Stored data

Begin

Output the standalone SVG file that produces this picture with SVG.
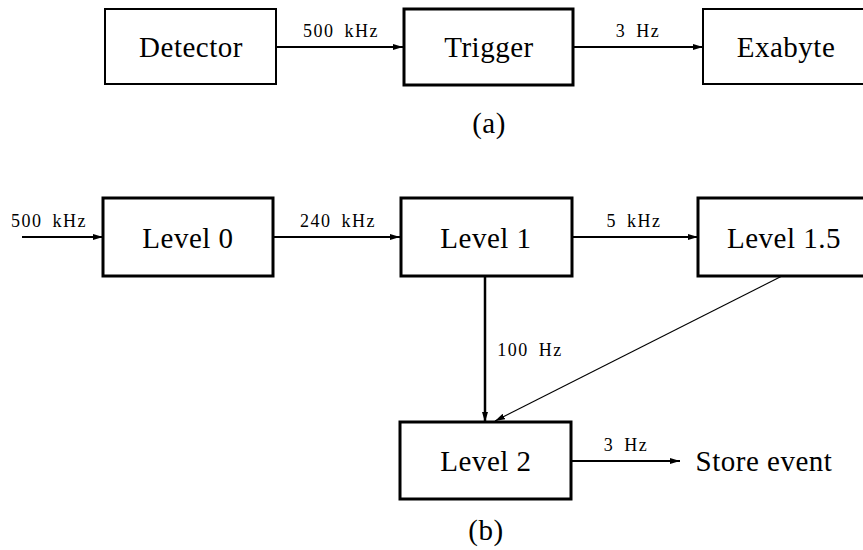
<svg xmlns="http://www.w3.org/2000/svg" width="863" height="550" viewBox="0 0 863 550">
<style>
.box{fill:#fff;stroke:#000;stroke-width:3}
.thin{stroke-width:2}
.big{font-size:29px;text-anchor:middle;fill:#000;letter-spacing:0.5px}
.lab{font-size:18px;text-anchor:middle;fill:#000;letter-spacing:1.5px;word-spacing:4px}
.ln{stroke:#000;stroke-width:2;fill:none;marker-end:url(#ah)}
</style>
<defs>
<marker id="ah" viewBox="0 0 10 6" refX="10" refY="3" markerWidth="10" markerHeight="6" markerUnits="userSpaceOnUse" orient="auto">
<path d="M0,0 L10,3 L0,6 Z" fill="#000"/>
</marker>
</defs>
<g id="connectors">
<line class="ln" x1="276" y1="47" x2="403" y2="47"/>
<line class="ln" x1="573" y1="47" x2="703" y2="47"/>
<line class="ln" x1="22" y1="237" x2="103" y2="237"/>
<line class="ln" x1="273" y1="237" x2="400" y2="237"/>
<line class="ln" x1="572" y1="237" x2="698" y2="237"/>
<line class="ln" x1="485" y1="276" x2="485" y2="422" style="stroke-width:2.5"/>
<line class="ln" x1="782" y1="276" x2="495" y2="421" style="stroke-width:1.2"/>
<line class="ln" x1="571" y1="461" x2="680" y2="461"/>
<g font-family="Liberation Serif, serif">
<text class="lab" x="341" y="37">500 kHz</text>
<text class="lab" x="638" y="37">3 Hz</text>
<text class="lab" x="49" y="227">500 kHz</text>
<text class="lab" x="338" y="227">240 kHz</text>
<text class="lab" x="634" y="227">5 kHz</text>
<text class="lab" x="530" y="356">100 Hz</text>
<text class="lab" x="626" y="451">3 Hz</text>
</g>
</g>
<g font-family="Liberation Serif, serif">
<g id="detector"><rect class="box thin" x="105" y="9" width="171" height="75"/><text class="big" x="191" y="57">Detector</text></g>
<g id="trigger"><rect class="box" x="404" y="9" width="169" height="76"/><text class="big" x="489" y="57">Trigger</text></g>
<g id="exabyte"><rect class="box thin" x="703" y="9" width="170" height="75"/><text class="big" x="786" y="57">Exabyte</text></g>
<text class="big" x="489" y="133">(a)</text>
<g id="level0"><rect class="box" x="103" y="198" width="170" height="78"/><text class="big" x="188" y="248">Level 0</text></g>
<g id="level1"><rect class="box" x="401" y="198" width="171" height="78"/><text class="big" x="486" y="248">Level 1</text></g>
<g id="level15"><rect class="box" x="698" y="198" width="175" height="78"/><text class="big" x="784" y="248">Level 1.5</text></g>
<g id="level2"><rect class="box" x="400" y="422" width="171" height="77"/><text class="big" x="486" y="471">Level 2</text></g>
<g id="store"><text class="big" x="764" y="471" letter-spacing="1">Store event</text></g>
<text class="big" x="486" y="540">(b)</text>
</g>
</svg>
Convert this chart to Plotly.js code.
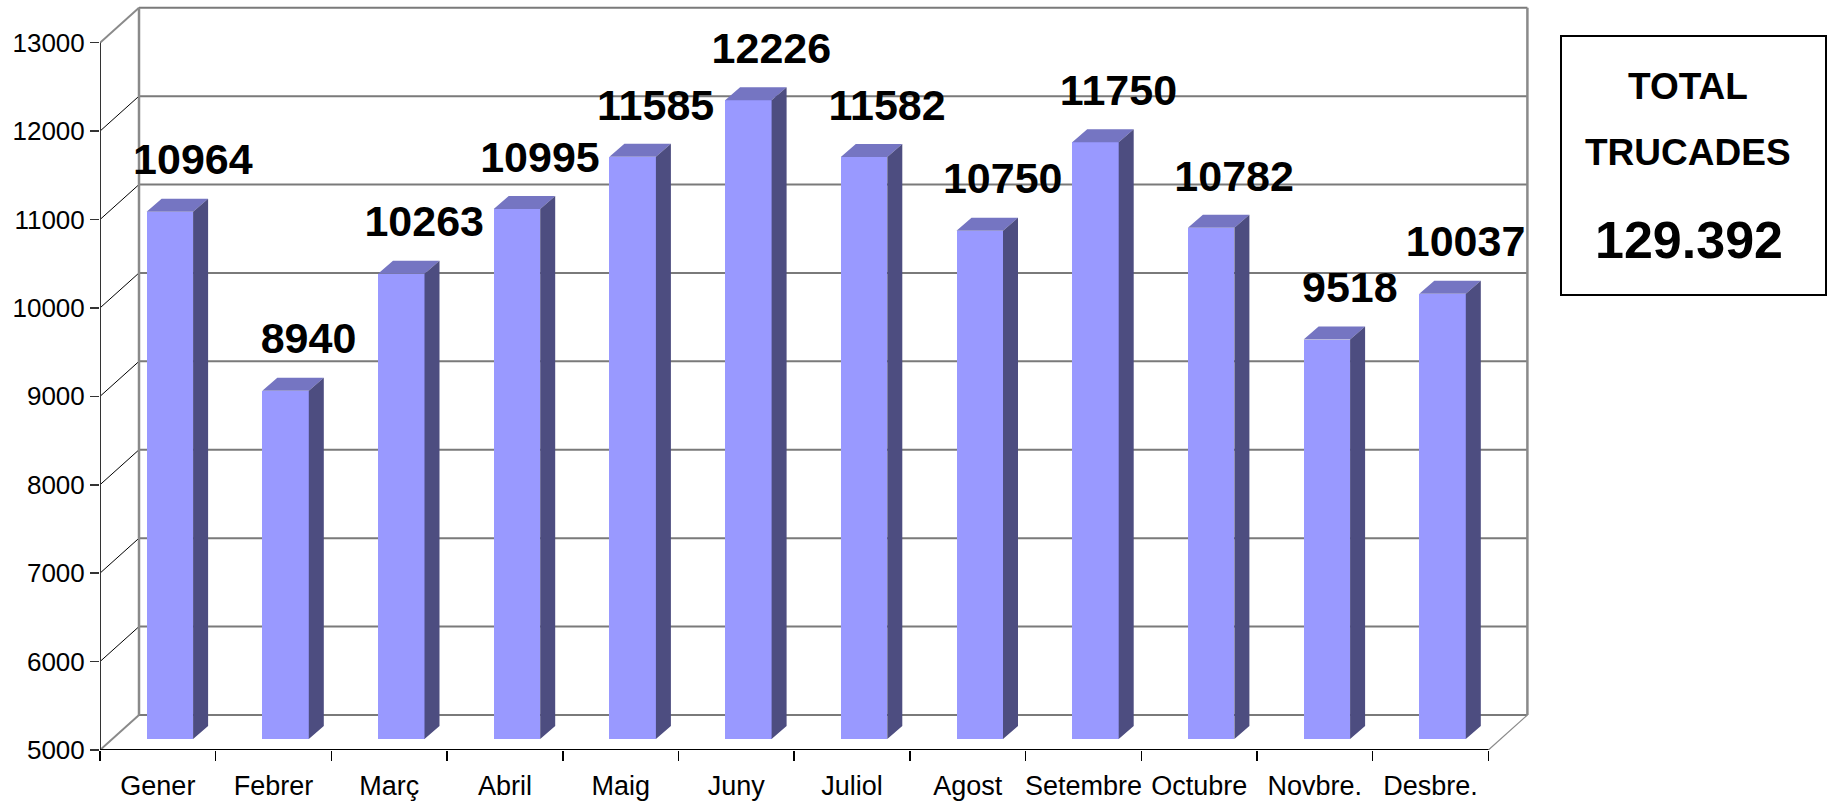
<!DOCTYPE html>
<html>
<head>
<meta charset="utf-8">
<script src="https://cdn.plot.ly/plotly-3.0.1.min.js"></script>
<style>
html,body{margin:0;padding:0;background:#fff;}
#chart{width:1829px;height:803px;}
</style>
</head>
<body>
<div id="chart"></div>
<script>
// ---- data ----
const months = ['Gener','Febrer','Març','Abril','Maig','Juny','Juliol','Agost','Setembre','Octubre','Novbre.','Desbre.'];
const calls = [10964, 8940, 10263, 10995, 11585, 12226, 11582, 10750, 11750, 10782, 9518, 10037];
const yTicks = [5000, 6000, 7000, 8000, 9000, 10000, 11000, 12000, 13000];
const boxTitle1 = 'TOTAL';
const boxTitle2 = 'TRUCADES';

// ---- geometry (pixels -> data units) ----
const PLOT_L = 100, PLOT_B = 750, PLOT_R = 1540, W = 1829, H = 803;
const PX_CAT = 115.7, PX_1000 = 88.41;
const cx = p => p / PX_CAT;
const vy = p => p / PX_1000 * 1000;
const YMIN = yTicks[0], YTOP = yTicks[yTicks.length - 1];
const XMIN = -0.5, XEND = months.length - 0.5;
const XMAX = XMIN + cx(PLOT_R - PLOT_L);
const YMAX = YMIN + vy(PLOT_B);
const DXB = cx(39), DYB = vy(35);      // back wall depth
const DXF = cx(12), DYF = vy(11);      // bar front-plane depth
const BW = cx(46.5);                   // bar width
const DDX = cx(15), DDY = vy(13);      // bar depth

const idx = months.map((m, i) => i);
const total = calls.reduce((a, b) => a + b, 0);
const totalText = total.toString().replace(/\B(?=(\d{3})+(?!\d))/g, '.');

// ---- bar faces ----
const topX = [], topY = [], sideX = [], sideY = [];
calls.forEach((v, i) => {
  const l = i - BW / 2, r = i + BW / 2;
  topX.push(l, r, r + DDX, l + DDX, l, null);
  topY.push(v, v, v + DDY, v + DDY, v, null);
  sideX.push(r, r + DDX, r + DDX, r, r, null);
  sideY.push(YMIN, YMIN + DDY, v + DDY, v, YMIN, null);
});

const font = 'Liberation Sans, Arial, sans-serif';

const traces = [
  {type: 'bar', x: idx, y: calls.map(v => v - YMIN), base: YMIN,
   width: BW, marker: {color: '#9999ff', line: {width: 0}},
   xaxis: 'x2', yaxis: 'y2', hoverinfo: 'skip', showlegend: false},
  {type: 'scatter', mode: 'lines', x: topX, y: topY, fill: 'toself',
   fillcolor: '#7575c2', line: {width: 0, color: '#7575c2'},
   xaxis: 'x2', yaxis: 'y2', hoverinfo: 'skip', showlegend: false},
  {type: 'scatter', mode: 'lines', x: sideX, y: sideY, fill: 'toself',
   fillcolor: '#4d4d80', line: {width: 0, color: '#4d4d80'},
   xaxis: 'x2', yaxis: 'y2', hoverinfo: 'skip', showlegend: false},
  {type: 'scatter', mode: 'text', x: idx.map(i => i + cx(23)),
   y: calls.map(v => v + vy(48)), text: calls.map(String),
   textposition: 'middle center', cliponaxis: false,
   textfont: {family: font, size: 43, color: '#000', weight: 'bold'},
   xaxis: 'x2', yaxis: 'y2', hoverinfo: 'skip', showlegend: false}
];

// ---- 3D frame shapes ----
const shapes = [];
const line = (x0, y0, x1, y1, color, width) => shapes.push({
  type: 'line', xref: 'x', yref: 'y', x0, y0, x1, y1, layer: 'below',
  line: {color, width}
});
yTicks.forEach((t, k) => {
  const edge = (k === 0 || k === yTicks.length - 1);
  line(XMIN + DXB, t + DYB, XEND + DXB, t + DYB, '#7a7a7a', 2);
  line(XMIN, t, XMIN + DXB, t + DYB, edge ? '#8a8a8a' : '#000', edge ? 2 : 1);
});
line(XMIN + DXB, YMIN + DYB, XMIN + DXB, YTOP + DYB, '#8a8a8a', 2.5);
line(XEND + DXB, YMIN + DYB, XEND + DXB, YTOP + DYB, '#8a8a8a', 2.5);
line(XEND, YMIN, XEND + DXB, YMIN + DYB, '#8a8a8a', 1.2);
line(XMIN, YMIN, XMIN, YTOP, '#333', 2);
line(XMIN, YMIN, XEND, YMIN, '#000', 2);

// total box
const px2x = p => (p - PLOT_L) / (PLOT_R - PLOT_L);
const py2y = p => (PLOT_B - p) / PLOT_B;
shapes.push({type: 'rect', xref: 'paper', yref: 'paper',
  x0: px2x(1561), x1: px2x(1826), y0: py2y(295), y1: py2y(36),
  line: {color: '#000', width: 2}, fillcolor: 'rgba(0,0,0,0)'});

const annotations = [
  {text: boxTitle1, x: px2x(1688), y: py2y(86), size: 37},
  {text: boxTitle2, x: px2x(1688), y: py2y(153), size: 37},
  {text: totalText, x: px2x(1689), y: py2y(240), size: 52}
].map(a => ({text: a.text, xref: 'paper', yref: 'paper', x: a.x, y: a.y,
  xanchor: 'center', yanchor: 'middle', showarrow: false,
  font: {family: font, size: a.size, color: '#000', weight: 'bold'}}));

const layout = {
  width: W, height: H,
  margin: {l: PLOT_L, r: W - PLOT_R, t: 0, b: H - PLOT_B},
  paper_bgcolor: '#fff', plot_bgcolor: 'rgba(0,0,0,0)',
  showlegend: false, bargap: 0,
  font: {family: font, color: '#000'},
  xaxis: {range: [XMIN, XMAX], tickmode: 'array', tickvals: idx, ticktext: months,
    ticks: 'outside', ticklen: 12, tickcolor: 'rgba(0,0,0,0)',
    showgrid: false, zeroline: false, showline: false,
    tickfont: {size: 27, family: font, color: '#000'},
    minor: {tickmode: 'array', tickvals: idx.map(i => i - 0.5).concat([XEND]),
      ticks: 'outside', ticklen: 10, tickcolor: '#000', tickwidth: 1.5, showgrid: false},
    fixedrange: true},
  yaxis: {range: [YMIN, YMAX], tickmode: 'array', tickvals: yTicks,
    ticktext: yTicks.map(String), ticks: 'outside', ticklen: 9, tickcolor: '#333',
    tickwidth: 1.5, showgrid: false, zeroline: false, showline: false,
    tickfont: {size: 26, family: font, color: '#000'}, fixedrange: true},
  xaxis2: {overlaying: 'x', range: [XMIN - DXF, XMAX - DXF], visible: false, fixedrange: true},
  yaxis2: {overlaying: 'y', range: [YMIN - DYF, YMAX - DYF], visible: false, fixedrange: true},
  shapes, annotations
};

Plotly.newPlot('chart', traces, layout, {displayModeBar: false, staticPlot: true});
</script>
</body>
</html>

End

What's needed is an exact copy of the records above from the line containing "Convert this chart to Plotly.js code." down to the line containing "const font = 'Liberation", both included, without any pictures.

Convert this chart to Plotly.js code.
<!DOCTYPE html>
<html>
<head>
<meta charset="utf-8">
<script src="https://cdn.plot.ly/plotly-3.0.1.min.js"></script>
<style>
html,body{margin:0;padding:0;background:#fff;}
#chart{width:1829px;height:803px;}
</style>
</head>
<body>
<div id="chart"></div>
<script>
// ---- data ----
const months = ['Gener','Febrer','Març','Abril','Maig','Juny','Juliol','Agost','Setembre','Octubre','Novbre.','Desbre.'];
const calls = [10964, 8940, 10263, 10995, 11585, 12226, 11582, 10750, 11750, 10782, 9518, 10037];
const yTicks = [5000, 6000, 7000, 8000, 9000, 10000, 11000, 12000, 13000];
const boxTitle1 = 'TOTAL';
const boxTitle2 = 'TRUCADES';

// ---- geometry (pixels -> data units) ----
const PLOT_L = 100, PLOT_B = 750, PLOT_R = 1540, W = 1829, H = 803;
const PX_CAT = 115.7, PX_1000 = 88.41;
const cx = p => p / PX_CAT;
const vy = p => p / PX_1000 * 1000;
const YMIN = yTicks[0], YTOP = yTicks[yTicks.length - 1];
const XMIN = -0.5, XEND = months.length - 0.5;
const XMAX = XMIN + cx(PLOT_R - PLOT_L);
const YMAX = YMIN + vy(PLOT_B);
const DXB = cx(39), DYB = vy(35);      // back wall depth
const DXF = cx(12), DYF = vy(11);      // bar front-plane depth
const BW = cx(46.5);                   // bar width
const DDX = cx(15), DDY = vy(13);      // bar depth

const idx = months.map((m, i) => i);
const total = calls.reduce((a, b) => a + b, 0);
const totalText = total.toString().replace(/\B(?=(\d{3})+(?!\d))/g, '.');

// ---- bar faces ----
const topX = [], topY = [], sideX = [], sideY = [];
calls.forEach((v, i) => {
  const l = i - BW / 2, r = i + BW / 2;
  topX.push(l, r, r + DDX, l + DDX, l, null);
  topY.push(v, v, v + DDY, v + DDY, v, null);
  sideX.push(r, r + DDX, r + DDX, r, r, null);
  sideY.push(YMIN, YMIN + DDY, v + DDY, v, YMIN, null);
});

const font = 'Liberation Sans, Arial, sans-serif';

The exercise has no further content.